The Psychology of Graphic Images: Seeing, Drawing, Communicating

By Manfredo Massironi; Nicola Bruno | Go to book overview

CHAPTER 1
INTRODUCTION

Human history is commonly understood to begin with the appearance of the first written document; anything that happened before the advent of writing is regarded as belonging to prehistory. And in western culture, the earliest systematic conventions for the format of graphic communication of words were developed in the Sumeric period, approximately 3,000 years BCE. But the intentional practice of marking stone, ivory, or bone with signs, figures and etchings had been cultivated for thousands of years before the appearance of written language. In fact, the very practice of writing derives from the earlier practice of drawing. According to the most accurate recent estimates (1), Paleolithic art dates back as far as the European cave etchings of 30,000 years ago.

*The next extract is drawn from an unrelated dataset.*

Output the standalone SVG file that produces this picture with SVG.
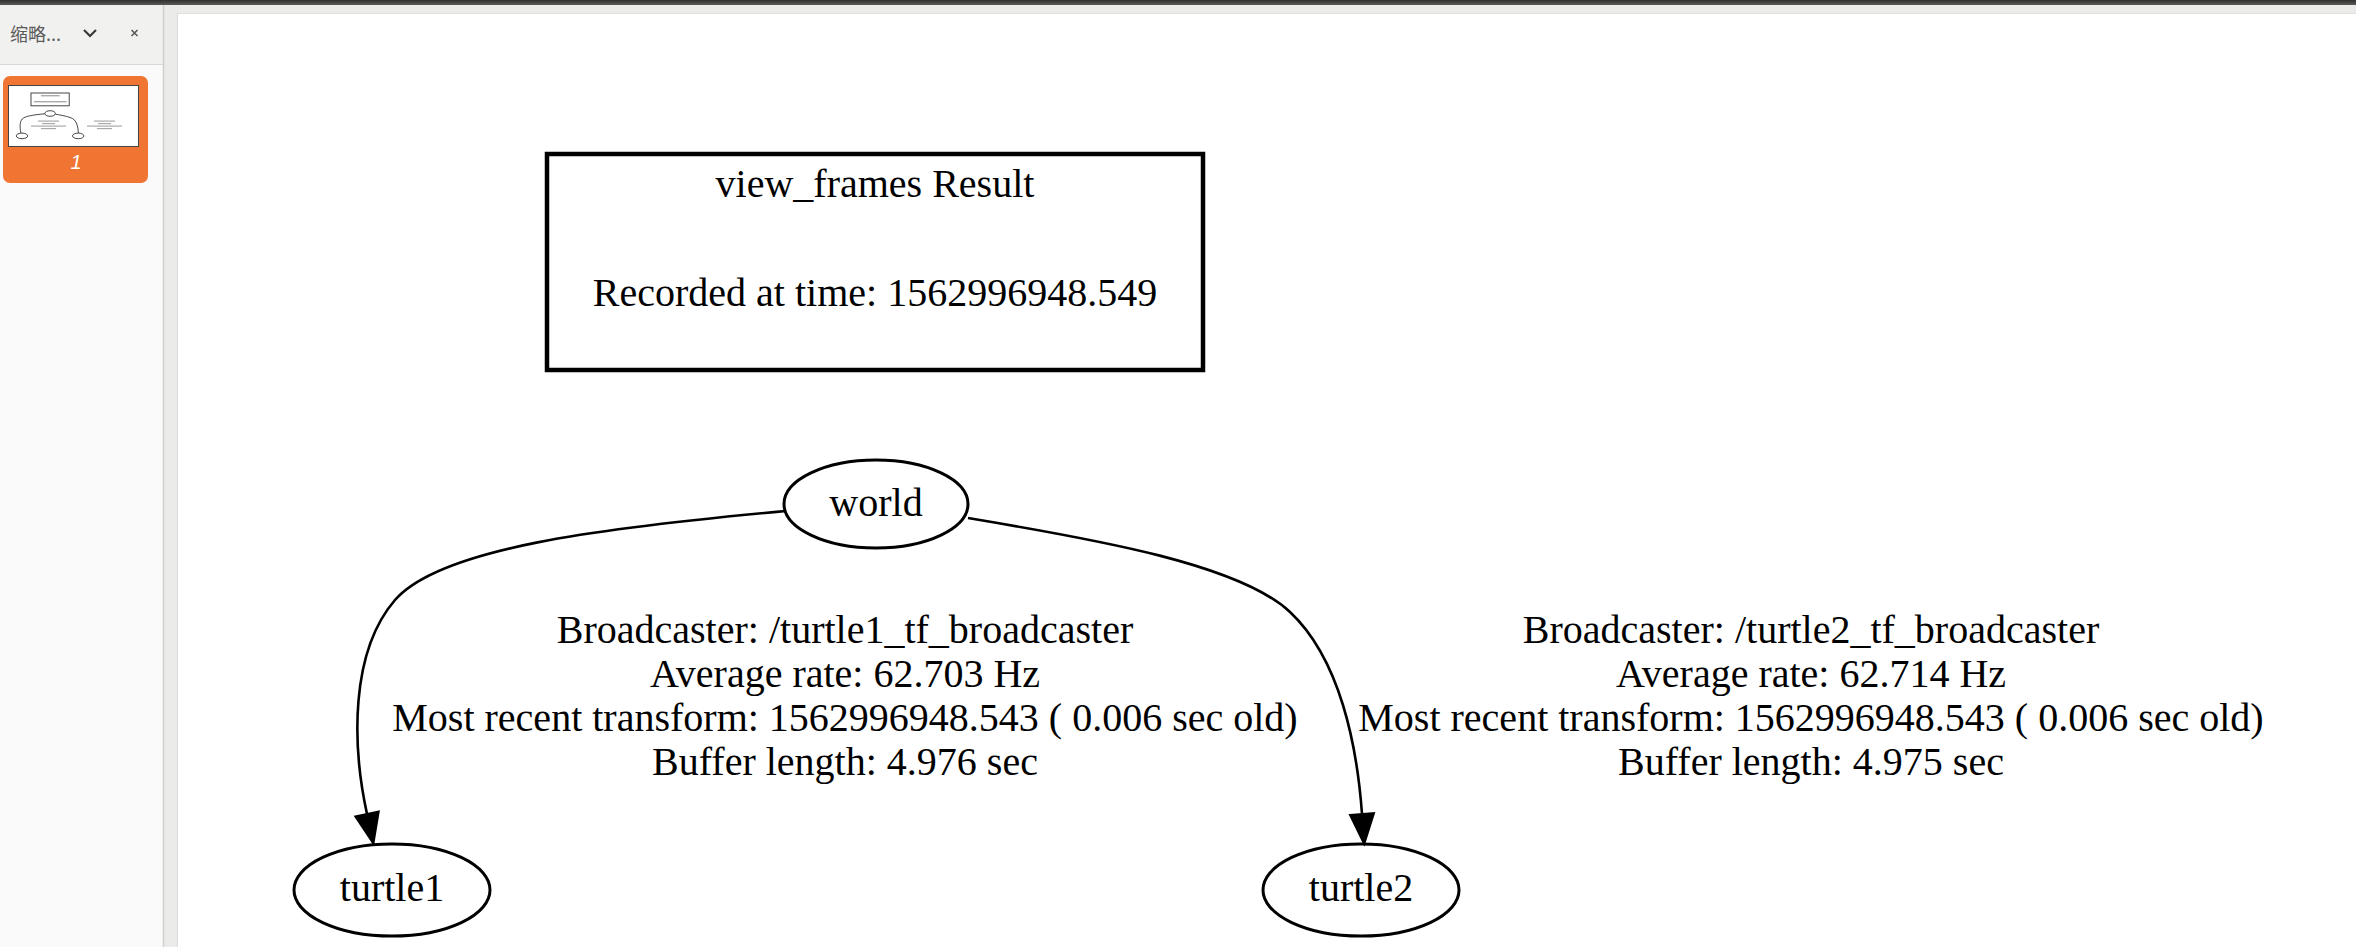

Thus, the history of drawing and of graphic notation began much earlier than the beginning of history proper. Graphics must have been indispensable tools for social and cultural evolution. They are tools for transmitting and communicating information, but they are also tools for preserving its content. Most likely, they were the earliest medium for information storage. Despite all the new technologies available to us, this medium shows no sign of having exhausted its value.


WHAT THIS BOOK IS ABOUT

For the average person, "drawing" is the manual skill of generating signs to represent what one sees. As it applies to such diverse products as the drawings of artists, engineers, and children, this notion is essentially correct, but it is also oversimplified. The world of graphics is a complex and articulated structure, founded on a set of rules and on mechanisms that we can identify and describe. But it has been given scarce speculative attention, perhaps because it often is considered to belong to those few individuals on which nature bestowed a gifted hand.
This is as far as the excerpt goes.